▶ **SUPPLIED MATERIAL**
━━━━

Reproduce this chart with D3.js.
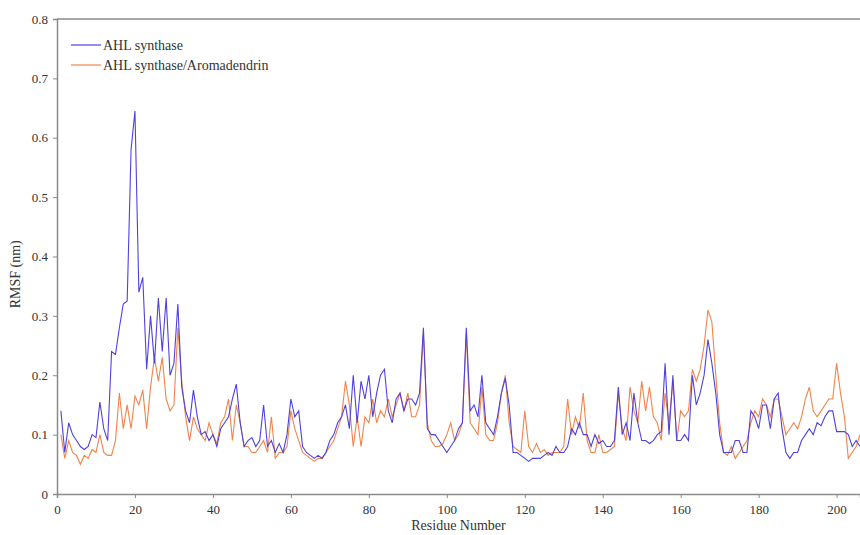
<!DOCTYPE html>
<html>
<head>
<meta charset="utf-8">
<script src="https://cdn.jsdelivr.net/npm/d3@7"></script>
<style>
  body { margin: 0; background: #fff; }
  svg { font-family: "Liberation Serif", "DejaVu Serif", serif; }
</style>
</head>
<body>
<svg id="chart" width="860" height="535"></svg>
<script>
// residue numbers 1..206
const residues = d3.range(1, 207)

// RMSF (nm), apo protein
const ahlSynthase = [
  0.14, 0.07, 0.12, 0.10, 0.09, 0.08, 0.075, 0.08, 0.10, 0.095,
  0.155, 0.11, 0.09, 0.24, 0.235, 0.28, 0.32, 0.325, 0.58, 0.645,
  0.34, 0.365, 0.21, 0.30, 0.22, 0.33, 0.24, 0.33, 0.20, 0.22,
  0.32, 0.18, 0.14, 0.12, 0.175, 0.13, 0.10, 0.105, 0.09, 0.10,
  0.08, 0.11, 0.12, 0.13, 0.16, 0.185, 0.12, 0.08, 0.09, 0.095,
  0.08, 0.09, 0.15, 0.08, 0.09, 0.07, 0.085, 0.07, 0.10, 0.16,
  0.13, 0.14, 0.08, 0.07, 0.065, 0.06, 0.065, 0.06, 0.07, 0.09,
  0.10, 0.12, 0.13, 0.15, 0.11, 0.20, 0.12, 0.19, 0.16, 0.20,
  0.13, 0.17, 0.20, 0.21, 0.14, 0.12, 0.16, 0.17, 0.14, 0.16,
  0.16, 0.15, 0.17, 0.28, 0.11, 0.10, 0.10, 0.09, 0.08, 0.07,
  0.08, 0.09, 0.11, 0.12, 0.28, 0.14, 0.15, 0.13, 0.20, 0.12,
  0.11, 0.10, 0.13, 0.17, 0.195, 0.15, 0.07, 0.07, 0.065, 0.06,
  0.055, 0.06, 0.06, 0.06, 0.065, 0.07, 0.065, 0.08, 0.07, 0.07,
  0.08, 0.11, 0.10, 0.12, 0.10, 0.10, 0.08, 0.10, 0.085, 0.09,
  0.08, 0.08, 0.09, 0.18, 0.10, 0.12, 0.09, 0.17, 0.12, 0.09,
  0.09, 0.085, 0.09, 0.10, 0.105, 0.22, 0.10, 0.20, 0.09, 0.09,
  0.10, 0.09, 0.20, 0.15, 0.17, 0.20, 0.26, 0.22, 0.17, 0.10,
  0.07, 0.07, 0.07, 0.09, 0.09, 0.07, 0.07, 0.14, 0.13, 0.11,
  0.15, 0.15, 0.11, 0.16, 0.17, 0.11, 0.07, 0.06, 0.07, 0.07,
  0.09, 0.10, 0.11, 0.10, 0.12, 0.115, 0.13, 0.14, 0.14, 0.105,
  0.105, 0.105, 0.10, 0.08, 0.09, 0.08
]

// RMSF (nm), complex with aromadendrin
const ahlAromadendrin = [
  0.10, 0.06, 0.09, 0.07, 0.065, 0.05, 0.065, 0.06, 0.075, 0.07,
  0.10, 0.07, 0.065, 0.065, 0.09, 0.17, 0.11, 0.15, 0.11, 0.165,
  0.15, 0.175, 0.11, 0.18, 0.23, 0.19, 0.23, 0.16, 0.14, 0.15,
  0.28, 0.19, 0.13, 0.09, 0.13, 0.11, 0.10, 0.09, 0.12, 0.10,
  0.085, 0.12, 0.13, 0.16, 0.09, 0.15, 0.12, 0.08, 0.08, 0.07,
  0.07, 0.08, 0.09, 0.07, 0.13, 0.06, 0.07, 0.07, 0.08, 0.14,
  0.11, 0.09, 0.07, 0.065, 0.06, 0.055, 0.06, 0.06, 0.07, 0.08,
  0.09, 0.11, 0.13, 0.19, 0.15, 0.08, 0.13, 0.08, 0.13, 0.12,
  0.16, 0.12, 0.14, 0.13, 0.16, 0.13, 0.15, 0.17, 0.14, 0.17,
  0.13, 0.13, 0.15, 0.27, 0.12, 0.09, 0.08, 0.08, 0.085, 0.10,
  0.12, 0.09, 0.10, 0.12, 0.27, 0.12, 0.11, 0.10, 0.18, 0.10,
  0.09, 0.09, 0.12, 0.17, 0.20, 0.12, 0.08, 0.075, 0.07, 0.14,
  0.08, 0.07, 0.085, 0.07, 0.075, 0.065, 0.07, 0.07, 0.07, 0.08,
  0.16, 0.10, 0.13, 0.11, 0.17, 0.09, 0.07, 0.07, 0.10, 0.07,
  0.07, 0.075, 0.08, 0.17, 0.11, 0.09, 0.18, 0.14, 0.12, 0.19,
  0.14, 0.18, 0.13, 0.12, 0.09, 0.17, 0.12, 0.19, 0.09, 0.14,
  0.13, 0.14, 0.21, 0.19, 0.21, 0.25, 0.31, 0.29, 0.20, 0.12,
  0.07, 0.065, 0.08, 0.06, 0.07, 0.08, 0.09, 0.12, 0.14, 0.13,
  0.16, 0.15, 0.13, 0.16, 0.16, 0.13, 0.10, 0.11, 0.12, 0.11,
  0.13, 0.16, 0.18, 0.14, 0.13, 0.14, 0.15, 0.16, 0.16, 0.22,
  0.17, 0.13, 0.06, 0.07, 0.08, 0.10
]

const xTicks = [0, 20, 40, 60, 80, 100, 120, 140, 160, 180, 200]
const yTicks = [0, 0.1, 0.2, 0.3, 0.4, 0.5, 0.6, 0.7, 0.8]

const seriesNames = ['AHL synthase', 'AHL synthase/Aromadendrin']
const seriesColors = ['#4e42dc', '#f0844a']

const margin = { top: 19, right: 0, bottom: 41, left: 57 }
const width = 860 - margin.left - margin.right
const height = 535 - margin.top - margin.bottom
const axisColor = '#8a8a8a'

const svg = d3.select('#chart')
const g = svg.append('g').attr('transform', `translate(${margin.left},${margin.top})`)

const x = d3.scaleLinear().domain([0, 206]).range([0, width])
const y = d3.scaleLinear().domain([0, 0.8]).range([height, 0])

// frame top line
g.append('line')
  .attr('x1', 0).attr('x2', width)
  .attr('y1', y(0.8)).attr('y2', y(0.8))
  .attr('stroke', axisColor).attr('stroke-width', 1.5)

// axes
const xAxis = g.append('g')
  .attr('transform', `translate(0,${height})`)
  .call(d3.axisBottom(x).tickValues(xTicks).tickSize(4).tickFormat(d3.format('d')))

const yAxis = g.append('g')
  .call(d3.axisLeft(y).tickValues(yTicks).tickSize(4).tickFormat((d) => (d === 0 ? '0' : d3.format('.1f')(d))))

;[xAxis, yAxis].forEach((a) => {
  a.select('.domain').attr('stroke', axisColor).attr('stroke-width', 1.5)
  a.selectAll('.tick line').attr('stroke', axisColor)
  a.selectAll('.tick text')
    .attr('fill', '#333')
    .style('font-family', '"Liberation Serif", serif')
    .style('font-size', '13px')
})
xAxis.selectAll('.tick text').attr('dy', '1.0em')
yAxis.selectAll('.tick text').attr('x', -9)

// lines
const line = d3.line()
  .x((d, i) => x(residues[i]))
  .y((d) => y(d))

const clip = g.append('clipPath').attr('id', 'clip')
clip.append('rect').attr('width', width).attr('height', height)

const plot = g.append('g').attr('clip-path', 'url(#clip)')

plot.append('path')
  .datum(ahlAromadendrin)
  .attr('fill', 'none')
  .attr('stroke', seriesColors[1])
  .attr('stroke-width', 1.1)
  .attr('d', line)

plot.append('path')
  .datum(ahlSynthase)
  .attr('fill', 'none')
  .attr('stroke', seriesColors[0])
  .attr('stroke-width', 1.1)
  .attr('d', line)

// legend
const legend = g.append('g').attr('transform', 'translate(14,26)')
seriesNames.forEach((name, i) => {
  const row = legend.append('g').attr('transform', `translate(0,${i * 20})`)
  row.append('line')
    .attr('x1', 0).attr('x2', 30)
    .attr('stroke', seriesColors[i]).attr('stroke-width', 1.2)
  row.append('text')
    .attr('x', 32).attr('dy', '0.35em')
    .attr('fill', '#333')
    .style('font-size', '14px')
    .text(name)
})

// axis titles
svg.append('text')
  .attr('x', margin.left + x(103))
  .attr('y', 530)
  .attr('text-anchor', 'middle')
  .attr('fill', '#333')
  .style('font-size', '14px')
  .text('Residue Number')

svg.append('text')
  .attr('transform', `translate(20,${margin.top + y(0.37)}) rotate(-90)`)
  .attr('text-anchor', 'middle')
  .attr('fill', '#333')
  .style('font-size', '14px')
  .text('RMSF (nm)')
</script>
</body>
</html>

━━━━

▶ **WRITTEN PROBLEM**
With all pictures left out, please transcribe exactly the lines from the start of the material through the line with "const residues = d3.range(1, 207)".

▶ **EXERCISE RESULT**
Reproduce this chart with D3.js.
<!DOCTYPE html>
<html>
<head>
<meta charset="utf-8">
<script src="https://cdn.jsdelivr.net/npm/d3@7"></script>
<style>
  body { margin: 0; background: #fff; }
  svg { font-family: "Liberation Serif", "DejaVu Serif", serif; }
</style>
</head>
<body>
<svg id="chart" width="860" height="535"></svg>
<script>
// residue numbers 1..206
const residues = d3.range(1, 207)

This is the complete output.